8. **THE CHOICE:** Haunted by the Stranger's plea and the memory of his own severed connections, Alex defies Lea’s logic and his own survival instinct. He asks the Stranger, "Can you walk?"
9. **THE HUM:** As Alex makes his decision, a new, low, mechanical hum rises from the city. A patrol—or something worse—is closing in, drawn to their fragile spark of humanity.

## Visual Style & Tone
The visual palette is desaturated and cold, dominated by blues, greys, and the grime of urban decay. The world is textured with frost, rust, cracked screens, and crumbling concrete. Camera work will be largely handheld and intimate, staying close to the characters to emphasize their tension, paranoia, and the biting cold. Wide shots will establish the oppressive scale of the city, with its sterile, monolithic corporate towers looming over the decaying, human-level squalor of the outer sectors.

The tone is bleak, tense, and deeply atmospheric, focusing on quiet desperation over loud action.
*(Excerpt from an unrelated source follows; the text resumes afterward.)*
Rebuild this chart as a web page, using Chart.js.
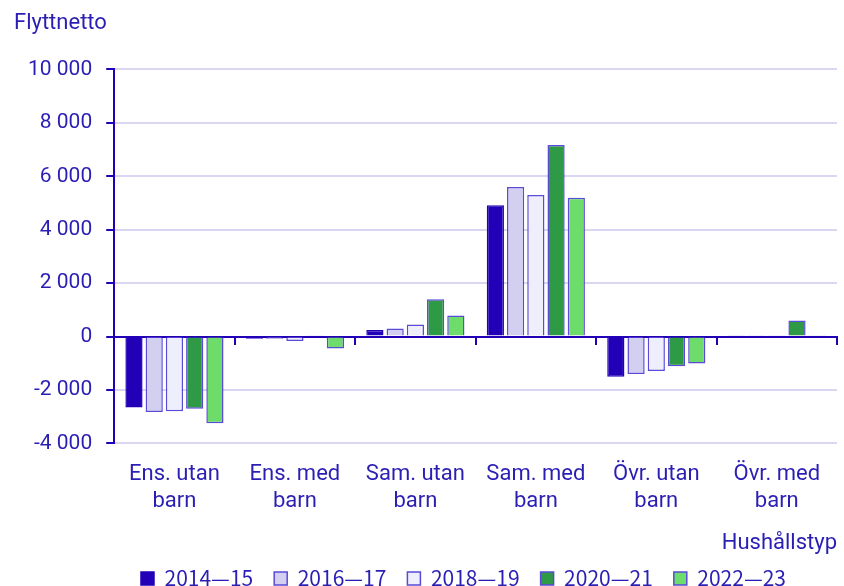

It aligns with the grounded sci-fi dystopias of **Children of Men**, the sharp thematic dilemmas of **Black Mirror**, and the oppressive, anti-intellectual society of **Fahrenheit 451**. The sound design will be crucial, contrasting the howling wind and unnatural silence with the sudden, sharp sounds of cracking plastic and the ever-present, low-frequency hum of the city's machinery.